Omit the pictures and print exactly the lines of the listing below, starting at the first and ending at the line containing "import plotly.graph_objects as go".
[Start]
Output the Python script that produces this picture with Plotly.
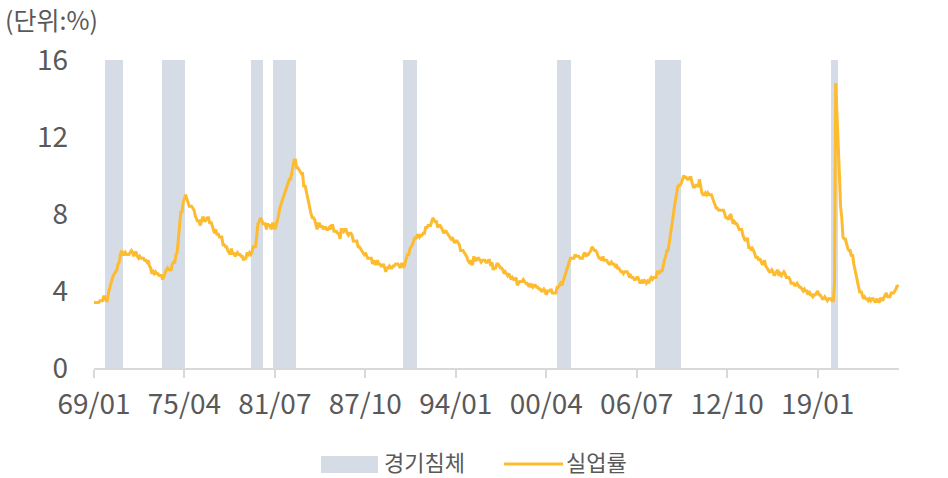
import pandas as pd
import plotly.graph_objects as go

# ---------------- data ----------------
start_month = "1969-01-01"
unemployment_rate = [
    3.4, 3.4, 3.4, 3.4, 3.4, 3.5, 3.5, 3.5, 3.7, 3.7, 3.5, 3.5,   # 1969
    3.9, 4.2, 4.4, 4.6, 4.8, 4.9, 5.0, 5.1, 5.4, 5.5, 5.9, 6.1,   # 1970
    5.9, 5.9, 6.0, 5.9, 5.9, 5.9, 6.0, 6.1, 6.0, 5.8, 6.0, 6.0,   # 1971
    5.8, 5.7, 5.8, 5.7, 5.7, 5.7, 5.6, 5.6, 5.5, 5.6, 5.3, 5.2,   # 1972
    4.9, 5.0, 4.9, 5.0, 4.9, 4.9, 4.8, 4.8, 4.8, 4.6, 4.8, 4.9,   # 1973
    5.1, 5.2, 5.1, 5.1, 5.1, 5.4, 5.5, 5.5, 5.9, 6.0, 6.6, 7.2,   # 1974
    8.1, 8.1, 8.6, 8.8, 9.0, 8.8, 8.6, 8.4, 8.4, 8.4, 8.3, 8.2,   # 1975
    7.9, 7.7, 7.6, 7.7, 7.4, 7.6, 7.8, 7.8, 7.6, 7.7, 7.8, 7.8,   # 1976
    7.5, 7.6, 7.4, 7.2, 7.0, 7.2, 6.9, 7.0, 6.8, 6.8, 6.8, 6.4,   # 1977
    6.4, 6.3, 6.3, 6.1, 6.0, 5.9, 6.2, 5.9, 6.0, 5.8, 5.9, 6.0,   # 1978
    5.9, 5.9, 5.8, 5.8, 5.6, 5.7, 5.7, 6.0, 5.9, 6.0, 5.9, 6.0,   # 1979
    6.3, 6.3, 6.3, 6.9, 7.5, 7.6, 7.8, 7.7, 7.5, 7.5, 7.5, 7.2,   # 1980
    7.5, 7.4, 7.4, 7.2, 7.5, 7.5, 7.2, 7.4, 7.6, 7.9, 8.3, 8.5,   # 1981
    8.6, 8.9, 9.0, 9.3, 9.4, 9.6, 9.8, 9.8, 10.1, 10.4, 10.8, 10.8,  # 1982
    10.4, 10.4, 10.3, 10.2, 10.1, 10.1, 9.4, 9.5, 9.2, 8.8, 8.5, 8.3,  # 1983
    8.0, 7.8, 7.8, 7.7, 7.4, 7.2, 7.5, 7.5, 7.3, 7.4, 7.2, 7.3,   # 1984
    7.3, 7.2, 7.2, 7.3, 7.2, 7.4, 7.4, 7.1, 7.1, 7.1, 7.0, 7.0,   # 1985
    6.7, 7.2, 7.2, 7.1, 7.2, 7.2, 7.0, 6.9, 7.0, 7.0, 6.9, 6.6,   # 1986
    6.6, 6.6, 6.6, 6.3, 6.3, 6.2, 6.1, 6.0, 5.9, 6.0, 5.8, 5.7,   # 1987
    5.7, 5.7, 5.7, 5.4, 5.6, 5.4, 5.4, 5.6, 5.4, 5.4, 5.3, 5.3,   # 1988
    5.4, 5.2, 5.0, 5.2, 5.2, 5.3, 5.2, 5.2, 5.3, 5.3, 5.4, 5.4,   # 1989
    5.4, 5.3, 5.2, 5.4, 5.4, 5.2, 5.5, 5.7, 5.9, 5.9, 6.2, 6.3,   # 1990
    6.4, 6.6, 6.8, 6.7, 6.9, 6.9, 6.8, 6.9, 6.9, 7.0, 7.0, 7.3,   # 1991
    7.3, 7.4, 7.4, 7.4, 7.6, 7.8, 7.7, 7.6, 7.6, 7.3, 7.4, 7.4,   # 1992
    7.3, 7.1, 7.0, 7.1, 7.1, 7.0, 6.9, 6.8, 6.7, 6.8, 6.6, 6.5,   # 1993
    6.6, 6.6, 6.5, 6.4, 6.1, 6.1, 6.1, 6.0, 5.9, 5.8, 5.6, 5.5,   # 1994
    5.6, 5.4, 5.4, 5.8, 5.6, 5.6, 5.7, 5.7, 5.6, 5.5, 5.6, 5.6,   # 1995
    5.6, 5.5, 5.5, 5.6, 5.6, 5.3, 5.5, 5.1, 5.2, 5.2, 5.4, 5.4,   # 1996
    5.3, 5.2, 5.2, 5.1, 4.9, 5.0, 4.9, 4.8, 4.9, 4.7, 4.6, 4.7,   # 1997
    4.6, 4.6, 4.7, 4.3, 4.4, 4.5, 4.5, 4.5, 4.6, 4.5, 4.4, 4.4,   # 1998
    4.3, 4.4, 4.2, 4.3, 4.2, 4.3, 4.3, 4.2, 4.2, 4.1, 4.1, 4.0,   # 1999
    4.0, 4.1, 4.0, 3.8, 4.0, 4.0, 4.0, 4.1, 3.9, 3.9, 3.9, 3.9,   # 2000
    4.2, 4.2, 4.3, 4.4, 4.3, 4.5, 4.6, 4.9, 5.0, 5.3, 5.5, 5.7,   # 2001
    5.7, 5.7, 5.7, 5.9, 5.8, 5.8, 5.8, 5.7, 5.7, 5.7, 5.9, 6.0,   # 2002
    5.8, 5.9, 5.9, 6.0, 6.1, 6.3, 6.2, 6.1, 6.1, 6.0, 5.8, 5.7,   # 2003
    5.7, 5.6, 5.8, 5.6, 5.6, 5.6, 5.5, 5.4, 5.4, 5.5, 5.4, 5.4,   # 2004
    5.3, 5.4, 5.2, 5.2, 5.1, 5.0, 5.0, 4.9, 5.0, 5.0, 5.0, 4.9,   # 2005
    4.7, 4.8, 4.7, 4.7, 4.6, 4.6, 4.7, 4.7, 4.5, 4.4, 4.5, 4.4,   # 2006
    4.6, 4.5, 4.4, 4.5, 4.4, 4.6, 4.7, 4.6, 4.7, 4.7, 4.7, 5.0,   # 2007
    5.0, 4.9, 5.1, 5.0, 5.4, 5.6, 5.8, 6.1, 6.1, 6.5, 6.8, 7.3,   # 2008
    7.8, 8.3, 8.7, 9.0, 9.4, 9.5, 9.5, 9.6, 9.8, 10.0, 9.9, 9.9,  # 2009
    9.8, 9.8, 9.9, 9.9, 9.6, 9.4, 9.4, 9.5, 9.5, 9.4, 9.8, 9.3,   # 2010
    9.1, 9.0, 9.0, 9.1, 9.0, 9.1, 9.0, 9.0, 9.0, 8.8, 8.6, 8.5,   # 2011
    8.3, 8.3, 8.2, 8.2, 8.2, 8.2, 8.2, 8.0, 7.8, 7.8, 7.7, 7.9,   # 2012
    8.0, 7.7, 7.5, 7.6, 7.5, 7.5, 7.3, 7.2, 7.2, 7.2, 6.9, 6.7,   # 2013
    6.6, 6.7, 6.7, 6.2, 6.3, 6.1, 6.2, 6.1, 5.9, 5.7, 5.8, 5.6,   # 2014
    5.7, 5.5, 5.4, 5.4, 5.6, 5.3, 5.2, 5.1, 5.0, 5.0, 5.1, 5.0,   # 2015
    4.8, 4.9, 5.0, 5.1, 4.8, 4.9, 4.8, 4.9, 5.0, 4.9, 4.7, 4.7,   # 2016
    4.7, 4.6, 4.4, 4.4, 4.4, 4.3, 4.3, 4.4, 4.3, 4.2, 4.2, 4.1,   # 2017
    4.0, 4.1, 4.0, 4.0, 3.8, 4.0, 3.8, 3.8, 3.7, 3.8, 3.8, 3.9,   # 2018
    4.0, 3.8, 3.8, 3.7, 3.6, 3.6, 3.7, 3.6, 3.5, 3.6, 3.6, 3.6,   # 2019
    3.5, 3.5, 4.4, 14.8, 13.2, 11.0, 10.2, 8.4, 7.8, 6.8, 6.7, 6.7,  # 2020
    6.4, 6.2, 6.1, 6.1, 5.8, 5.9, 5.4, 5.1, 4.7, 4.5, 4.2, 3.9,   # 2021
    4.0, 3.8, 3.6, 3.7, 3.6, 3.6, 3.5, 3.6, 3.5, 3.6, 3.6, 3.5,   # 2022
    3.4, 3.6, 3.5, 3.4, 3.6, 3.6, 3.5, 3.7, 3.8, 3.9, 3.7, 3.7,   # 2023
    3.7, 3.9, 3.9, 3.9, 4.0, 4.1, 4.3, 4.2,                       # 2024
]

recession_start = ["1969-11", "1973-10", "1979-12", "1981-06", "1990-06", "2001-02", "2007-11", "2020-01"]
recession_end = ["1970-12", "1975-04", "1980-08", "1982-12", "1991-04", "2001-12", "2009-07", "2020-05"]
recession_level = 16

tick_dates = ["1969-01-01", "1975-04-01", "1981-07-01", "1987-10-01", "1994-01-01",
              "2000-04-01", "2006-07-01", "2012-10-01", "2019-01-01"]
tick_labels = ["69/01", "75/04", "81/07", "87/10", "94/01", "00/04", "06/07", "12/10", "19/01"]

unit_label = "(단위:%)"
recession_name = "경기침체"
rate_name = "실업률"

# ---------------- build ----------------
months = pd.date_range(start_month, periods=len(unemployment_rate), freq="MS")
rec_y = []
for m in months:
    flag = None
    for s, e in zip(recession_start, recession_end):
        if pd.Timestamp(s) <= m <= pd.Timestamp(e):
            flag = recession_level
    rec_y.append(flag)

W, H = 948, 478
ML, MR, MT, MB = 94, 49, 60, 110
PW, PH = W - ML - MR, H - MT - MB


def px_x(px):
    return (px - ML) / PW


def px_y(py):
    return (H - MB - py) / PH


GRAY_BAR = "#D6DCE5"
GOLD = "#FDBB2F"
TXT = "#595959"
FONT = "Noto Sans CJK KR"

fig = go.Figure()
fig.add_trace(go.Bar(
    x=months, y=rec_y, name=recession_name,
    marker=dict(color=GRAY_BAR, line=dict(width=0)),
    width=31 * 24 * 3600 * 1000, showlegend=False, hoverinfo="skip",
))
fig.add_trace(go.Scatter(
    x=months, y=unemployment_rate, name=rate_name, mode="lines",
    line=dict(color=GOLD, width=3), showlegend=False,
))

fig.update_layout(
    width=W, height=H,
    margin=dict(l=ML, r=MR, t=MT, b=MB),
    paper_bgcolor="white", plot_bgcolor="white",
    font=dict(family=FONT, color=TXT, size=24),
    bargap=0,
)
fig.update_xaxes(
    type="date",
    range=["1969-01-01", "2024-08-15"],
    tickvals=tick_dates, ticktext=tick_labels,
    showline=True, linecolor="#D9D9D9", linewidth=2,
    ticks="outside", ticklen=8, tickwidth=2, tickcolor="#D9D9D9",
    showgrid=False, zeroline=False, ticklabelstandoff=2,
    tickfont=dict(size=28, color=TXT, family=FONT),
)
fig.update_yaxes(
    range=[0, 16], tickvals=[0, 4, 8, 12, 16],
    showline=False, showgrid=False, zeroline=False,
    ticks="", ticklabelstandoff=25,
    tickfont=dict(size=28, color=TXT, family=FONT),
)

# unit label
fig.add_annotation(
    text=unit_label, xref="paper", yref="paper",
    x=px_x(3), y=px_y(19), xanchor="left", yanchor="middle",
    showarrow=False, font=dict(size=25, color=TXT, family=FONT),
)

# custom legend
fig.add_shape(type="rect", xref="paper", yref="paper",
              x0=px_x(321), x1=px_x(378), y0=px_y(473), y1=px_y(456),
              fillcolor=GRAY_BAR, line=dict(width=0))
fig.add_annotation(text=recession_name, xref="paper", yref="paper",
                   x=px_x(383), y=px_y(461), xanchor="left", yanchor="middle",
                   showarrow=False, borderpad=0,
                   font=dict(size=22, color=TXT, family=FONT))
fig.add_shape(type="line", xref="paper", yref="paper",
              x0=px_x(504), x1=px_x(563), y0=px_y(464), y1=px_y(464),
              line=dict(color=GOLD, width=3))
fig.add_annotation(text=rate_name, xref="paper", yref="paper",
                   x=px_x(565), y=px_y(461), xanchor="left", yanchor="middle",
                   showarrow=False, borderpad=0,
                   font=dict(size=22, color=TXT, family=FONT))

fig.write_html("out.html", config={"displayModeBar": False},
               post_script="document.body.style.margin='0';")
[End]
**SOLUTION FOR THIS EXERCISE**
Output the Python script that produces this picture with Plotly.
import pandas as pd
import plotly.graph_objects as go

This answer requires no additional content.